Required task ▸ Could every line of the data be printed exactly as it reads?

====== The records ======

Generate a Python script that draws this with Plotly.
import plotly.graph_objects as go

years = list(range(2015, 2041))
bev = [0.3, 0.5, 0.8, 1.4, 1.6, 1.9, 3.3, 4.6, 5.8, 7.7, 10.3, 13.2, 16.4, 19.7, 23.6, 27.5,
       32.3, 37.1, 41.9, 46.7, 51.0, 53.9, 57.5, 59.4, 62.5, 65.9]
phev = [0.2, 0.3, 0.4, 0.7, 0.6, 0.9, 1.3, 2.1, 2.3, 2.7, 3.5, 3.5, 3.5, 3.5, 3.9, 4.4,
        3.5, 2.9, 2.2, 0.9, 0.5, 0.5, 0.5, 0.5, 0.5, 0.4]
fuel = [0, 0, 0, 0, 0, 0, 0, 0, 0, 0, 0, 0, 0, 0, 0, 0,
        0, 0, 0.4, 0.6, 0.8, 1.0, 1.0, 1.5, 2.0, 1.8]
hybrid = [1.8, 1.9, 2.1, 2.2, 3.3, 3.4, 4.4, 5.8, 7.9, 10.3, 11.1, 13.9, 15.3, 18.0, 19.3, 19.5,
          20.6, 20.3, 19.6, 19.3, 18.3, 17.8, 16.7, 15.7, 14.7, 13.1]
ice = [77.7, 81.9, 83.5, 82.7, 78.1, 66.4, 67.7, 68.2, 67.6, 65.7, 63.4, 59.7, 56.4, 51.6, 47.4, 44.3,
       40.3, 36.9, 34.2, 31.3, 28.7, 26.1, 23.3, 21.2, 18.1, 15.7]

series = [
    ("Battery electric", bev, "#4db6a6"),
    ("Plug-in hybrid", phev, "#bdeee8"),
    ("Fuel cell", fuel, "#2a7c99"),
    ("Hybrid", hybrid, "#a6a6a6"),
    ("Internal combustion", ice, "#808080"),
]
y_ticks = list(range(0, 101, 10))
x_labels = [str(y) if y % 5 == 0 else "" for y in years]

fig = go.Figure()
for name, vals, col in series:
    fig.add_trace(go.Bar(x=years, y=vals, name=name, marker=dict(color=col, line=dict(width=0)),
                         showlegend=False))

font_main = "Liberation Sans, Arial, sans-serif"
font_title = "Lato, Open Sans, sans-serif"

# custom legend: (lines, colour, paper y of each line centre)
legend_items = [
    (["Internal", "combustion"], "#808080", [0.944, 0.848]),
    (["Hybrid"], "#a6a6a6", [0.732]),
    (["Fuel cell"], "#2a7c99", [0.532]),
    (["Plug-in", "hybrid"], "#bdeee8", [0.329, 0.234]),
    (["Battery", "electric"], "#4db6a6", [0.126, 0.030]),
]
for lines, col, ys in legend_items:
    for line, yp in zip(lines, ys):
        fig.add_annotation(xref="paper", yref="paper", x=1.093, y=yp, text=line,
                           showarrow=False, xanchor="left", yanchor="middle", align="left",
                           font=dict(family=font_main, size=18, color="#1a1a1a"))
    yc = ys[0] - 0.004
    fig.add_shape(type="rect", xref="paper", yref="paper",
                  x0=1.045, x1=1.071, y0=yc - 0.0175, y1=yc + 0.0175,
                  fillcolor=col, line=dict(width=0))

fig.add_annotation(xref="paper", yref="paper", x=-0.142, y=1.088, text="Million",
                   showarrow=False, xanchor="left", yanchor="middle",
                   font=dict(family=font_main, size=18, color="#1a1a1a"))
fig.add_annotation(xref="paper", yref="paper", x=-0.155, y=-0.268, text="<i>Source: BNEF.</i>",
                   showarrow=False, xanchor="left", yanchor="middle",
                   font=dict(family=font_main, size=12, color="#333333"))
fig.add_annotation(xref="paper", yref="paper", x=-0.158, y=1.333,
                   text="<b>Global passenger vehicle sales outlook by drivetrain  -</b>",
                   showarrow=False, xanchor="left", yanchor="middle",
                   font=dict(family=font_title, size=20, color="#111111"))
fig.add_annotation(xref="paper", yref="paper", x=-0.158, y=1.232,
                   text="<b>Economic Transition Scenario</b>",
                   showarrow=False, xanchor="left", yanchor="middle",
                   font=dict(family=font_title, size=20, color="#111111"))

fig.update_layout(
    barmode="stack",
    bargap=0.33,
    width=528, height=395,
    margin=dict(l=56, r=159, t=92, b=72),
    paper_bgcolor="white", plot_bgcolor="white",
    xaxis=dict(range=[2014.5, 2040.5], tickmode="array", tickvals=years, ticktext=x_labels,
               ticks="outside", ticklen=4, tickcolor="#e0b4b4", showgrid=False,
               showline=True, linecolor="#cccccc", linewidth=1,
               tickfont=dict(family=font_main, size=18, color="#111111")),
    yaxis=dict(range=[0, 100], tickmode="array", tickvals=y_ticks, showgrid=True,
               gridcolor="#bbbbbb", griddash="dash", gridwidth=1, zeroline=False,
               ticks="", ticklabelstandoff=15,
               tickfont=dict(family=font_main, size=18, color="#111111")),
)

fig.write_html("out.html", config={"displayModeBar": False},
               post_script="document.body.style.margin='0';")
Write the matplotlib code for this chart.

======

Response to the exercise ▸
Generate a Python script that draws this with Plotly.
import plotly.graph_objects as go

years = list(range(2015, 2041))
bev = [0.3, 0.5, 0.8, 1.4, 1.6, 1.9, 3.3, 4.6, 5.8, 7.7, 10.3, 13.2, 16.4, 19.7, 23.6, 27.5,
       32.3, 37.1, 41.9, 46.7, 51.0, 53.9, 57.5, 59.4, 62.5, 65.9]
phev = [0.2, 0.3, 0.4, 0.7, 0.6, 0.9, 1.3, 2.1, 2.3, 2.7, 3.5, 3.5, 3.5, 3.5, 3.9, 4.4,
        3.5, 2.9, 2.2, 0.9, 0.5, 0.5, 0.5, 0.5, 0.5, 0.4]
fuel = [0, 0, 0, 0, 0, 0, 0, 0, 0, 0, 0, 0, 0, 0, 0, 0,
        0, 0, 0.4, 0.6, 0.8, 1.0, 1.0, 1.5, 2.0, 1.8]
hybrid = [1.8, 1.9, 2.1, 2.2, 3.3, 3.4, 4.4, 5.8, 7.9, 10.3, 11.1, 13.9, 15.3, 18.0, 19.3, 19.5,
          20.6, 20.3, 19.6, 19.3, 18.3, 17.8, 16.7, 15.7, 14.7, 13.1]
ice = [77.7, 81.9, 83.5, 82.7, 78.1, 66.4, 67.7, 68.2, 67.6, 65.7, 63.4, 59.7, 56.4, 51.6, 47.4, 44.3,
       40.3, 36.9, 34.2, 31.3, 28.7, 26.1, 23.3, 21.2, 18.1, 15.7]

series = [
    ("Battery electric", bev, "#4db6a6"),
    ("Plug-in hybrid", phev, "#bdeee8"),
    ("Fuel cell", fuel, "#2a7c99"),
    ("Hybrid", hybrid, "#a6a6a6"),
    ("Internal combustion", ice, "#808080"),
]
y_ticks = list(range(0, 101, 10))
x_labels = [str(y) if y % 5 == 0 else "" for y in years]

fig = go.Figure()
for name, vals, col in series:
    fig.add_trace(go.Bar(x=years, y=vals, name=name, marker=dict(color=col, line=dict(width=0)),
                         showlegend=False))

font_main = "Liberation Sans, Arial, sans-serif"
font_title = "Lato, Open Sans, sans-serif"

# custom legend: (lines, colour, paper y of each line centre)
legend_items = [
    (["Internal", "combustion"], "#808080", [0.944, 0.848]),
    (["Hybrid"], "#a6a6a6", [0.732]),
    (["Fuel cell"], "#2a7c99", [0.532]),
    (["Plug-in", "hybrid"], "#bdeee8", [0.329, 0.234]),
    (["Battery", "electric"], "#4db6a6", [0.126, 0.030]),
]
for lines, col, ys in legend_items:
    for line, yp in zip(lines, ys):
        fig.add_annotation(xref="paper", yref="paper", x=1.093, y=yp, text=line,
                           showarrow=False, xanchor="left", yanchor="middle", align="left",
                           font=dict(family=font_main, size=18, color="#1a1a1a"))
    yc = ys[0] - 0.004
    fig.add_shape(type="rect", xref="paper", yref="paper",
                  x0=1.045, x1=1.071, y0=yc - 0.0175, y1=yc + 0.0175,
                  fillcolor=col, line=dict(width=0))

fig.add_annotation(xref="paper", yref="paper", x=-0.142, y=1.088, text="Million",
                   showarrow=False, xanchor="left", yanchor="middle",
                   font=dict(family=font_main, size=18, color="#1a1a1a"))
fig.add_annotation(xref="paper", yref="paper", x=-0.155, y=-0.268, text="<i>Source: BNEF.</i>",
                   showarrow=False, xanchor="left", yanchor="middle",
                   font=dict(family=font_main, size=12, color="#333333"))
fig.add_annotation(xref="paper", yref="paper", x=-0.158, y=1.333,
                   text="<b>Global passenger vehicle sales outlook by drivetrain  -</b>",
                   showarrow=False, xanchor="left", yanchor="middle",
                   font=dict(family=font_title, size=20, color="#111111"))
fig.add_annotation(xref="paper", yref="paper", x=-0.158, y=1.232,
                   text="<b>Economic Transition Scenario</b>",
                   showarrow=False, xanchor="left", yanchor="middle",
                   font=dict(family=font_title, size=20, color="#111111"))

fig.update_layout(
    barmode="stack",
    bargap=0.33,
    width=528, height=395,
    margin=dict(l=56, r=159, t=92, b=72),
    paper_bgcolor="white", plot_bgcolor="white",
    xaxis=dict(range=[2014.5, 2040.5], tickmode="array", tickvals=years, ticktext=x_labels,
               ticks="outside", ticklen=4, tickcolor="#e0b4b4", showgrid=False,
               showline=True, linecolor="#cccccc", linewidth=1,
               tickfont=dict(family=font_main, size=18, color="#111111")),
    yaxis=dict(range=[0, 100], tickmode="array", tickvals=y_ticks, showgrid=True,
               gridcolor="#bbbbbb", griddash="dash", gridwidth=1, zeroline=False,
               ticks="", ticklabelstandoff=15,
               tickfont=dict(family=font_main, size=18, color="#111111")),
)

fig.write_html("out.html", config={"displayModeBar": False},
               post_script="document.body.style.margin='0';")
Write the matplotlib code for this chart.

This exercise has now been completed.